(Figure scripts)

####

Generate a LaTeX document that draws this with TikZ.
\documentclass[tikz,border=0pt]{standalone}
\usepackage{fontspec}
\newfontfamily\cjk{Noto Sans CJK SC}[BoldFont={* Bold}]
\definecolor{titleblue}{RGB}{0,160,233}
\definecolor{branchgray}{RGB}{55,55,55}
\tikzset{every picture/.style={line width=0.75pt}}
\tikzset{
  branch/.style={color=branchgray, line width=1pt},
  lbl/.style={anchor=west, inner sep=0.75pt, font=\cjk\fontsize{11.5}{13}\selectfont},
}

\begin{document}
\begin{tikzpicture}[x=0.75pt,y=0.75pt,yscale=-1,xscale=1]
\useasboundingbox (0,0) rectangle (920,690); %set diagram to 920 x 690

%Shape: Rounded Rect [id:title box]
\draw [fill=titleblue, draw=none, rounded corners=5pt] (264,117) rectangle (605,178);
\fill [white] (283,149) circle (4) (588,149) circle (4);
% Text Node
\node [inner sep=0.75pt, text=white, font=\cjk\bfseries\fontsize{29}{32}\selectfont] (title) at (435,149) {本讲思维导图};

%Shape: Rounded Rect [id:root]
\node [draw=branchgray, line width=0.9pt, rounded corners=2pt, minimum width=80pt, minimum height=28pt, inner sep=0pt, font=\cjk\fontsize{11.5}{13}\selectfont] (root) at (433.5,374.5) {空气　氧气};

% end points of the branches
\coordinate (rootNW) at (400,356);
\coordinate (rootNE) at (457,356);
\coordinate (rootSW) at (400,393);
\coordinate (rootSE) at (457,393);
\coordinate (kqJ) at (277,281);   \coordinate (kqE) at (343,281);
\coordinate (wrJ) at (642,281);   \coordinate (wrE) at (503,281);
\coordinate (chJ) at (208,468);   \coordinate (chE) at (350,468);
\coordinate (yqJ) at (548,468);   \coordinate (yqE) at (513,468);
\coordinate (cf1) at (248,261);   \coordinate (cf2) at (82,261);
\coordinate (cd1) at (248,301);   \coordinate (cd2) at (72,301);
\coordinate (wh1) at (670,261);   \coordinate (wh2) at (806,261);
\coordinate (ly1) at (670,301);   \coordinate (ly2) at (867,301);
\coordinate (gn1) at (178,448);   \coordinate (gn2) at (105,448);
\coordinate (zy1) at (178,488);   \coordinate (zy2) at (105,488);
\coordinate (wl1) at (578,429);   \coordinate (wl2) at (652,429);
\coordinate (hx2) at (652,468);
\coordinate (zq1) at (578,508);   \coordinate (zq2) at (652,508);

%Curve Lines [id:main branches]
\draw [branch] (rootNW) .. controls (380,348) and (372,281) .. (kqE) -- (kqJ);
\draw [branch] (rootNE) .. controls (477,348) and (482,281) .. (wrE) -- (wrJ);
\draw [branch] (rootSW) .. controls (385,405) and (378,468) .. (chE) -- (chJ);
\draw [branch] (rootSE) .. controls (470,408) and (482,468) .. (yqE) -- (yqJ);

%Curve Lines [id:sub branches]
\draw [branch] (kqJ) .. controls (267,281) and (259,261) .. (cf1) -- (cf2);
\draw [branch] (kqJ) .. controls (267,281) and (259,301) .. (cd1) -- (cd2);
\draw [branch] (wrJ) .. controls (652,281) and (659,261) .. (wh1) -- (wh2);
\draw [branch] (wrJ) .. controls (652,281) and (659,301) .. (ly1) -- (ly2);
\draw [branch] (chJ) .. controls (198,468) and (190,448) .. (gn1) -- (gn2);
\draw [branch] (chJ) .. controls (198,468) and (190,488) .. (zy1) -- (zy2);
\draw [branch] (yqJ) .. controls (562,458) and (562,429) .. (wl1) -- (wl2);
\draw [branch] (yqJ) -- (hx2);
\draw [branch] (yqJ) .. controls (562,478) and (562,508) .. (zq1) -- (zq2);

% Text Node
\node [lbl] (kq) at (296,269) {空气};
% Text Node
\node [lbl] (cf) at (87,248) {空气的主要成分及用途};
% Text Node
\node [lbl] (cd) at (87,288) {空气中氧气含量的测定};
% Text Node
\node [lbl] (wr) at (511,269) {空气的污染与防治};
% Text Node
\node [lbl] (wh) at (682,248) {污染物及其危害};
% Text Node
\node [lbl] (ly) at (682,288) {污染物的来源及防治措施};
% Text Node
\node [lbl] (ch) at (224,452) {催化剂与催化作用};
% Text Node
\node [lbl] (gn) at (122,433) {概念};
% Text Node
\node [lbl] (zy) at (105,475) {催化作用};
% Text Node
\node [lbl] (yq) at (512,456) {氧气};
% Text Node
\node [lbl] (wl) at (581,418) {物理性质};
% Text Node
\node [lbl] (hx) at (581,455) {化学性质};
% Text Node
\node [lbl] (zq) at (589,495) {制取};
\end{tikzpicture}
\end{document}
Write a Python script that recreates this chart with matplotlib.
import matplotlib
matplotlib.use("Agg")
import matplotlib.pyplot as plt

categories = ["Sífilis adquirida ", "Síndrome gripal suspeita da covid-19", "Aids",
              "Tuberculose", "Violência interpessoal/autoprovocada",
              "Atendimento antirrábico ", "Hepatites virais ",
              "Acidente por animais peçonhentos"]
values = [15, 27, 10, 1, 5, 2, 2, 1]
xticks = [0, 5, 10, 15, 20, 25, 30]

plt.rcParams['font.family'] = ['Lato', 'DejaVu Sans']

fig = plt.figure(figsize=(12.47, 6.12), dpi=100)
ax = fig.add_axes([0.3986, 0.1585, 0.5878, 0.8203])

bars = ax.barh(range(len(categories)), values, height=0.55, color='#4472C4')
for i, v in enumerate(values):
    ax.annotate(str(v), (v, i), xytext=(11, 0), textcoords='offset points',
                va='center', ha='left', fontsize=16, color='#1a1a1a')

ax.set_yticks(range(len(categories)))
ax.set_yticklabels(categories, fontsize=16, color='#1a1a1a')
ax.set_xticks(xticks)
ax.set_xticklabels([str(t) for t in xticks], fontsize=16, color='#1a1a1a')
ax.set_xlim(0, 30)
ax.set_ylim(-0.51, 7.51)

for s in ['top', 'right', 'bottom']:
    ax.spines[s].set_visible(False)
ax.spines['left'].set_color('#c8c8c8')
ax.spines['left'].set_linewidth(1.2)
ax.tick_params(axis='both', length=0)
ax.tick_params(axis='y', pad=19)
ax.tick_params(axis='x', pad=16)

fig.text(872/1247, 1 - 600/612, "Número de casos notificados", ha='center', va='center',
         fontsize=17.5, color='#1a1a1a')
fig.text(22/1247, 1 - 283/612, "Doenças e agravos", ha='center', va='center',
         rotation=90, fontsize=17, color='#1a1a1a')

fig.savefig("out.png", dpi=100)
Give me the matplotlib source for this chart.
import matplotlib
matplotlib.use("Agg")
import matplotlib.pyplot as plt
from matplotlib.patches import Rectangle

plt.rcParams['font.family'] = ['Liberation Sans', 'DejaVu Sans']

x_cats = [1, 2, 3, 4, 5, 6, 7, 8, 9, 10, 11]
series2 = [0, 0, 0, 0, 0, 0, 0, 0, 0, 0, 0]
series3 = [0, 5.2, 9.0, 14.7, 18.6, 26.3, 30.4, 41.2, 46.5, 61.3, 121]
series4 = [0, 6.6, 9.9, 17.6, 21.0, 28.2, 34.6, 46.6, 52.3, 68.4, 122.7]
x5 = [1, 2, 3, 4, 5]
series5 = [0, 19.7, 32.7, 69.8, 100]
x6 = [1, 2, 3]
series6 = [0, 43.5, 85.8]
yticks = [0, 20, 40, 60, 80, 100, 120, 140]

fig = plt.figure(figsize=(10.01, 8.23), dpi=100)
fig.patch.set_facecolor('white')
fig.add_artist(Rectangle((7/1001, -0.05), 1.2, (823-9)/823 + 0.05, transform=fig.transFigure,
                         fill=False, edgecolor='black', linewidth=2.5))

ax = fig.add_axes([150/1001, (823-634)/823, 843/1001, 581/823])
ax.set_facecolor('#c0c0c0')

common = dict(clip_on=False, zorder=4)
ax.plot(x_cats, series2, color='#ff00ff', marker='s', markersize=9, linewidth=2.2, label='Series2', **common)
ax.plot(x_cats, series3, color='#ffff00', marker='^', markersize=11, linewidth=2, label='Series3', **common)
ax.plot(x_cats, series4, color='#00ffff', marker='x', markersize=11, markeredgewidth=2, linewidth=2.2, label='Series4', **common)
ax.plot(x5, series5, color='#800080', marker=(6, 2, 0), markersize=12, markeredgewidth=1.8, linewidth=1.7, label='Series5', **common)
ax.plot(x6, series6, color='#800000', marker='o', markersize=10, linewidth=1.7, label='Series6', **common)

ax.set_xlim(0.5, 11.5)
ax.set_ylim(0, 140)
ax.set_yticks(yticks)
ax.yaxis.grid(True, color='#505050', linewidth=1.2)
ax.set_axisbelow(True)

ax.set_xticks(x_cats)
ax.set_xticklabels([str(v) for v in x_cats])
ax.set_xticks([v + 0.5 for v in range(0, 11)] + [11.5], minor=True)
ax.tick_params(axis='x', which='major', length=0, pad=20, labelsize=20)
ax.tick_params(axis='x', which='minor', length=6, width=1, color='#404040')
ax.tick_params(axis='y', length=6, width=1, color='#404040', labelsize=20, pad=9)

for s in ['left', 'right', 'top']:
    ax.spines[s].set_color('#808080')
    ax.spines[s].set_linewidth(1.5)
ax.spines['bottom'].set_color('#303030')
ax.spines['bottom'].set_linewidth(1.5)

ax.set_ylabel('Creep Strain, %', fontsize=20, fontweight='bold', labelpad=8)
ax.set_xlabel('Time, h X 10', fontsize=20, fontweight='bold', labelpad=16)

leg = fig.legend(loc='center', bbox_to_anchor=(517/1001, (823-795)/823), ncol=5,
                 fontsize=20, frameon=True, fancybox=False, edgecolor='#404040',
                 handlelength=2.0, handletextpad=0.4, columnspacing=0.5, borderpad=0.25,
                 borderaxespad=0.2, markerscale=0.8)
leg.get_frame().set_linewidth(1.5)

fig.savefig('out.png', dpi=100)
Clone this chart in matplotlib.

####

* _Written request_
Your output should consist solely of the lines from the beginning of the entries through the line containing "to 920 x 690", reproduced exactly.

* _Solution to this exercise_
Generate a LaTeX document that draws this with TikZ.
\documentclass[tikz,border=0pt]{standalone}
\usepackage{fontspec}
\newfontfamily\cjk{Noto Sans CJK SC}[BoldFont={* Bold}]
\definecolor{titleblue}{RGB}{0,160,233}
\definecolor{branchgray}{RGB}{55,55,55}
\tikzset{every picture/.style={line width=0.75pt}}
\tikzset{
  branch/.style={color=branchgray, line width=1pt},
  lbl/.style={anchor=west, inner sep=0.75pt, font=\cjk\fontsize{11.5}{13}\selectfont},
}

\begin{document}
\begin{tikzpicture}[x=0.75pt,y=0.75pt,yscale=-1,xscale=1]
\useasboundingbox (0,0) rectangle (920,690); %set diagram to 920 x 690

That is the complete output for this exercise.